The 2022 revival of the show introduces the duo's parallel universe counterparts who are middle-aged, called "Old Beavis and Butt-Head"; they're unemployed and live in a motel-style apartment.
Cast
- Mike Judge as Beavis, Butt-Head, Principal McVicker, Coach Buzzcut, David Van Driessen, Tom Anderson, and others
- Tracy Grandstaff as Daria Morgendorffer and Mrs. Stevenson
- Kristofer Brown as various
- Toby Huss as Todd and others
Development
The art style of what became Beavis and Butt-Head was intentionally disruptive; Judge wanted it to look like "it was drawn by an insane person." The comic strip Peanuts was an unlikely influence: Judge stated that Schulz's line work and sketchy sensibility worked its way into his as well. He was also inspired by the work of John Kricfalusi, and fellow Texas animator Wes Archer and his film Jack Mack and Rad Boy Go! Aesthetically, Judge likened the program's best episodes to comfort food: "I think there’s something kind of relaxing about it," he noted. He claimed the wacky comedy of The Beverly Hillbillies was an influence on the show. Other elements of the setting are left up to the viewer's imagination: there is little said of the characters' backstories, or their parents, and it's unclear whose house the characters are couch-surfing. This aspect of the show was also inspired by Peanuts, where the characters also seem to inhabit a liminal world without parents.
Originally it is not mentioned in which state they live, and Mike Judge imagined them living in a small town in New Mexico. But when a background artist, without Judge's knowledge, wrote Texas on cars’ license plates, he decided that they lived in Texas. MTV bought Frog Baseball and two other films to air as part of its late-night animation showcase, Liquid Television, from which it commissioned the series.
Production
1993–1997: First seven seasons and first film
In September 1992, MTV flew Judge to their New York headquarters to commission a full series of the concept. Executives initially approved 35 episodes; the show's seven-figure budget floored Judge, who had only made the films on his own for $800. The original series aired from 1993 to 1997. The show hired four staff writers, who would work up a treatment to present to Judge, who would then revise it to capture his artistic voice. One early writer, David Felton, found it best to write the characters from a primitive state of mind: "You go to that place in your mind where thoughts begin and then just stay there." The music video commentary was more-or-less improvised by Judge, who recorded them alongside an engineer in Austin. Judge had also tried to have the duo comment on the network's other programs, like The Real World, but found that recording dialogue on top of dialogue too confusing for viewers.After writing, the episodes were storyboarded and went to the layout phase of animation, before being transferred to cels and photographed. Judge estimated it could "take anywhere from five months to a year before it's on the air." To save time, the animators made a stock selection of different movements like head turns to simplify editing the program.
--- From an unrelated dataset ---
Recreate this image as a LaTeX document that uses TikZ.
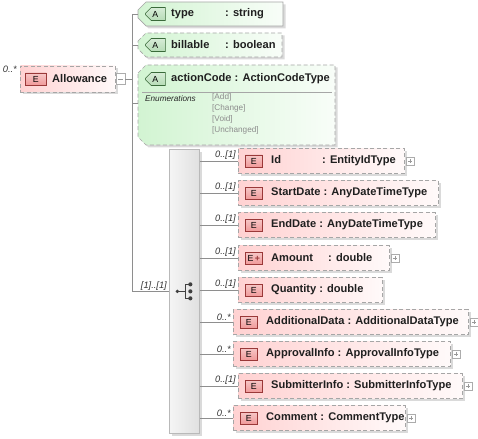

Though earlier seasons were produced at MTV's midtown Manhattan campus, Judge preferred to produce the show from his Austin home; in a Los Angeles Times piece from 1994, it observes: "Judge makes occasional trips to New York to approve the music videos that will be used in the series and to take care of other business, but generally works by fax, FedEx and video conferencing from Austin." Animation was also partially handled by studios in South Korea.
The show's first season was animated by J. J. Sedelmaier Productions, while the rest was handled by an in-house animation unit for MTV. Initially, the show's animators condensed the show's art style down to the industry standard of limited animation, which Judge likened to a Saturday morning-type style. He was specific about the show looking intentionally off-kilter: "there's something kind of interesting about seeing drawings animated that look like they were done by a 15-year-old in his notebook," he later said. In describing the show's style, Elizabeth Kolbert from The New York Times wrote: "They are drawn with purposeful crudeness and their motions have the jerky, seasick quality of marionettes."
Getting the show to a place to where Judge felt it was running smoothly was difficult. He was particularly embarrassed by the first five episodes of the show, with its crude animation style, and was ready to end the show after the second season, when he felt like he was running out of ideas. He claimed he got a "second wind" in the series' third season, which is where he felt like it hit its stride, and he also felt particularly inspired during the series' fifth season. The relentless pace in making the show was wearing him down, which is why he chose to end the series after its 1996 film adaption.